The lines to be extracted run from the start of the listing through the line containing "const INK = '#161616';"; copy them exactly and nothing else.

========================================

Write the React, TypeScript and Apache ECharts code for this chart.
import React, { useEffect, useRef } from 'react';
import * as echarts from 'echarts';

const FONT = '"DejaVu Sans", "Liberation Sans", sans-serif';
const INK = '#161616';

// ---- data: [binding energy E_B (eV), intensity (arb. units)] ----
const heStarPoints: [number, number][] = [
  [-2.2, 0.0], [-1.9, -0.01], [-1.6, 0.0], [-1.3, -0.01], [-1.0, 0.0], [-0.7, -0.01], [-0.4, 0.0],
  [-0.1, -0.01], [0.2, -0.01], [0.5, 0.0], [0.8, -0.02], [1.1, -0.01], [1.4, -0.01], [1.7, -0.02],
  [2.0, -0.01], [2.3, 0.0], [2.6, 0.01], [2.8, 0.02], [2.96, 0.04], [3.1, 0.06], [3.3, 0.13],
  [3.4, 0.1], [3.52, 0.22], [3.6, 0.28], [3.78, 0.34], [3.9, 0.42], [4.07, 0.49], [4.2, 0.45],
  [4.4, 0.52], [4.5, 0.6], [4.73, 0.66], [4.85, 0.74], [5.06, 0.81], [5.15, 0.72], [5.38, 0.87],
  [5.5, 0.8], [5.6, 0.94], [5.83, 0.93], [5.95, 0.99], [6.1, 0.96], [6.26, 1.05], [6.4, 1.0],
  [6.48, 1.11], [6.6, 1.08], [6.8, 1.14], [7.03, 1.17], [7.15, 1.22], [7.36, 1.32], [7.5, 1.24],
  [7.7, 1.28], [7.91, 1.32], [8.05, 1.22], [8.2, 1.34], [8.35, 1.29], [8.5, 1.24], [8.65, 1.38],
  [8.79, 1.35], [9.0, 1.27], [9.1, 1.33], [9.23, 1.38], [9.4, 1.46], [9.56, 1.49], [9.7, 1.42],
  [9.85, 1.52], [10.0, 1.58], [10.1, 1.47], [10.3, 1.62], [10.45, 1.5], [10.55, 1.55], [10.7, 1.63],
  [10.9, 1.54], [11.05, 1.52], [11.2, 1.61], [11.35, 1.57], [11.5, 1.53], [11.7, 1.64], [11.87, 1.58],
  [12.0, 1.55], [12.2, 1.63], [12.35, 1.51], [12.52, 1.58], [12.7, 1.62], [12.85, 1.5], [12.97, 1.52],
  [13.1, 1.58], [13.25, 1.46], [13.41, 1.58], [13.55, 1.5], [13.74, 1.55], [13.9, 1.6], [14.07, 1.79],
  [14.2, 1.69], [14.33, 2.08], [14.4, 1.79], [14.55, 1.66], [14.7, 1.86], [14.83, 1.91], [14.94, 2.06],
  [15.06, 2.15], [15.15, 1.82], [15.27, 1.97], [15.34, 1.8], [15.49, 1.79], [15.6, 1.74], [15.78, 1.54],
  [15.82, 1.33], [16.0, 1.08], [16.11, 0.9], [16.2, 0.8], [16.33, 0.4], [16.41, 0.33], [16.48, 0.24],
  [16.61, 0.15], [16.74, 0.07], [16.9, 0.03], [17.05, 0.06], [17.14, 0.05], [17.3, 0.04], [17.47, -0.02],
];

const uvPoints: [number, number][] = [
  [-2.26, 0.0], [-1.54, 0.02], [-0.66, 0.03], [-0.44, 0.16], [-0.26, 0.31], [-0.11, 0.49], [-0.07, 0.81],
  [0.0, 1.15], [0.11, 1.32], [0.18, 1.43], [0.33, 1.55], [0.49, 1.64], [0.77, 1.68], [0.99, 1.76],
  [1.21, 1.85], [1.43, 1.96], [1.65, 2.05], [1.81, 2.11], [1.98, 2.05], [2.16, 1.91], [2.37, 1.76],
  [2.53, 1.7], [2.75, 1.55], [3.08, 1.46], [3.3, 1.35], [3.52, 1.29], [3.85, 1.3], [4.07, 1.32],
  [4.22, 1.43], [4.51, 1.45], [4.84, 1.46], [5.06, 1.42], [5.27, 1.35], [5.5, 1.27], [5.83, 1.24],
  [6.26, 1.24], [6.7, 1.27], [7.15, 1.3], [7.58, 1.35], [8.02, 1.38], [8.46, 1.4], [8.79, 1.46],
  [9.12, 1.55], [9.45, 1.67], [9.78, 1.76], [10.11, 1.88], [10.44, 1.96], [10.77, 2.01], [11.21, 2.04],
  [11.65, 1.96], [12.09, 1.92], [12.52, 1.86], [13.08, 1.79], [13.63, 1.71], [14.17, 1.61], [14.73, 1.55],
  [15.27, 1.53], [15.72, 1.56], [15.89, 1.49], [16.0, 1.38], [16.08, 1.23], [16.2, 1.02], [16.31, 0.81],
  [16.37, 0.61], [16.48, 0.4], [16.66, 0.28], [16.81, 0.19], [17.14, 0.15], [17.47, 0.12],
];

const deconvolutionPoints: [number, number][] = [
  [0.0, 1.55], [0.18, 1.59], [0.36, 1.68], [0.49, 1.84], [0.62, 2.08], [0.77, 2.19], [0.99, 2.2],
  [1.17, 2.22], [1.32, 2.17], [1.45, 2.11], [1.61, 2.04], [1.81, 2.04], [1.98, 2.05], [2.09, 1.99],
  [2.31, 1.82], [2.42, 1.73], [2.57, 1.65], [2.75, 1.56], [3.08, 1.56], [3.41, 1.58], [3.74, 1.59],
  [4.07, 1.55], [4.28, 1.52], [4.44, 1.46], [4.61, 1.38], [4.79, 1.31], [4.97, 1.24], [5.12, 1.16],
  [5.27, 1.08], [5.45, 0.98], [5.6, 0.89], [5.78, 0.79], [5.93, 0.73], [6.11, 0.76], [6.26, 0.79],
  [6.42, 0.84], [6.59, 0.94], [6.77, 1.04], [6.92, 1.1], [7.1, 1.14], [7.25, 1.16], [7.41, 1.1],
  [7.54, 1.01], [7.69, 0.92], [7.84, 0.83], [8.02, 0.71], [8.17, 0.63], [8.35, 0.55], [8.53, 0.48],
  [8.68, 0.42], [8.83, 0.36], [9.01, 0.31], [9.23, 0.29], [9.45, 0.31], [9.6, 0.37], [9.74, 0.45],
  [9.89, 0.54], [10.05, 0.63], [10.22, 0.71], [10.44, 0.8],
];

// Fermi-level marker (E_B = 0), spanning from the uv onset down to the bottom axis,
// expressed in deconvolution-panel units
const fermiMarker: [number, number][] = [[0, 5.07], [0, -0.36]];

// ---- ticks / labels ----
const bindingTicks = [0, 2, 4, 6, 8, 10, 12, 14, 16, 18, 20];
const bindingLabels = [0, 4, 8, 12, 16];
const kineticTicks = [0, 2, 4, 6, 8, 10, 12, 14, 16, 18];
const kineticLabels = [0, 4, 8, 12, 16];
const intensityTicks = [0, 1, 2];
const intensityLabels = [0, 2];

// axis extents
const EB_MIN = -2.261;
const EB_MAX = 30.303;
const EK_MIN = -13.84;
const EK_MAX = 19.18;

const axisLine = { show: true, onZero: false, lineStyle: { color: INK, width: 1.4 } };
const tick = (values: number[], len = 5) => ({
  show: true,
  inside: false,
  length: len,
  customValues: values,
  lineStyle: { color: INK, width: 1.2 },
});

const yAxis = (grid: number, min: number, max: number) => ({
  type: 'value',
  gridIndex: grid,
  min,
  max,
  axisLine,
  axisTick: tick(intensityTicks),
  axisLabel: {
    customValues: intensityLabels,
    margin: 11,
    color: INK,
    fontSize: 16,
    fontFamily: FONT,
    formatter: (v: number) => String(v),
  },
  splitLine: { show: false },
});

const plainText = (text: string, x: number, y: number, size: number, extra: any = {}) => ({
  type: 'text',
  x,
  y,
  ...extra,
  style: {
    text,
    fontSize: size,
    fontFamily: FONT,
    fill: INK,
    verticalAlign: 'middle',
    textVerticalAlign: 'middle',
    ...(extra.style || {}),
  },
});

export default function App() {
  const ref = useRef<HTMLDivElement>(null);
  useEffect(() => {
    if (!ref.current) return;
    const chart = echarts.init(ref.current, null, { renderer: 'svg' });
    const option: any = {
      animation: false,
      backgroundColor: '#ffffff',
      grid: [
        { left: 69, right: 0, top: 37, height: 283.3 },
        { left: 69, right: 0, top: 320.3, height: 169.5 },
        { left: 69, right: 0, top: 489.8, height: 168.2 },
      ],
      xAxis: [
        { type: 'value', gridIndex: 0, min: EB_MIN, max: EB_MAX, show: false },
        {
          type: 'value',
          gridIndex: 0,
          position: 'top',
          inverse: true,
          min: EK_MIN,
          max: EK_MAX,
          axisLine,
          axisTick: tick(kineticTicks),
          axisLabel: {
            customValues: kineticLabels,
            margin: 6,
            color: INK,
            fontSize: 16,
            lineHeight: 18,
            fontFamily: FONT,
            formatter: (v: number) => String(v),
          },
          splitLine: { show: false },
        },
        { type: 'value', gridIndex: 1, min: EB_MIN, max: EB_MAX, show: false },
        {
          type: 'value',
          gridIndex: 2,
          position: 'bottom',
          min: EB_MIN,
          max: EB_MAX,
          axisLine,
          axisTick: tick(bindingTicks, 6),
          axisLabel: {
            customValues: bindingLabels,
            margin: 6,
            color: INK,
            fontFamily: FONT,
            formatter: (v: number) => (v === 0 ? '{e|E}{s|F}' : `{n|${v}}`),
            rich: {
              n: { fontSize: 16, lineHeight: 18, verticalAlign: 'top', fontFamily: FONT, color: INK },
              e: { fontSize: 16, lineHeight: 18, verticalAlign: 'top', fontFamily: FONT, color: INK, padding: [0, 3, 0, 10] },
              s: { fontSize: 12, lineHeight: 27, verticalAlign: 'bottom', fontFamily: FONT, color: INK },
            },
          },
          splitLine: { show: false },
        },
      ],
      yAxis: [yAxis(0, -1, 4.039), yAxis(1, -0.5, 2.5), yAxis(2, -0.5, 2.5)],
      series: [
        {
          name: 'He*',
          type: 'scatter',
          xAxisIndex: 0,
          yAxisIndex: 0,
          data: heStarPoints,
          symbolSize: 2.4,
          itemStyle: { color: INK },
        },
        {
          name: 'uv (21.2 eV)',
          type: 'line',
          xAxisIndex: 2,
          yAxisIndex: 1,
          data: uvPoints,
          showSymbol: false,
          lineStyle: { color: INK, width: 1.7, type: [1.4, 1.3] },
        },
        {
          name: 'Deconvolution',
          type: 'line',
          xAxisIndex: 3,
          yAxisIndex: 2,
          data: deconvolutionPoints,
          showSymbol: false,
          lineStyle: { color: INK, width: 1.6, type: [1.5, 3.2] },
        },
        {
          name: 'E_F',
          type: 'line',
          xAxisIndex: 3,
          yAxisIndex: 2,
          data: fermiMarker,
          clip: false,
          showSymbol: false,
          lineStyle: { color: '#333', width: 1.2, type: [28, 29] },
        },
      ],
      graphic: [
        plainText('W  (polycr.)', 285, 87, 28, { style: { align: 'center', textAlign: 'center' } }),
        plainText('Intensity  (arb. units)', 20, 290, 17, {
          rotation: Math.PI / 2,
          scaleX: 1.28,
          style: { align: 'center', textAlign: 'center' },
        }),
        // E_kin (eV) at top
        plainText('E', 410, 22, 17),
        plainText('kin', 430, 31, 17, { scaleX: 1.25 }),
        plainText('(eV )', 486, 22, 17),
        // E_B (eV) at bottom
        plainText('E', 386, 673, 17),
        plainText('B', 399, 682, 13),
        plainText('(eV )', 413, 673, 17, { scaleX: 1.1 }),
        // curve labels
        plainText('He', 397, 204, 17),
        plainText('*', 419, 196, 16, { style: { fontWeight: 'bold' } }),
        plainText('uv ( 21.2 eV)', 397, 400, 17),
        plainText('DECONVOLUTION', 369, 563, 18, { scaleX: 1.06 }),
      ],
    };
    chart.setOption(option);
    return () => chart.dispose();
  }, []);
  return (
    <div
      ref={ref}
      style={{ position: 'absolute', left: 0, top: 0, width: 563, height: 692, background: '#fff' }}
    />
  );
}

========================================

__SOLUTION__
Write the React, TypeScript and Apache ECharts code for this chart.
import React, { useEffect, useRef } from 'react';
import * as echarts from 'echarts';

const FONT = '"DejaVu Sans", "Liberation Sans", sans-serif';
const INK = '#161616';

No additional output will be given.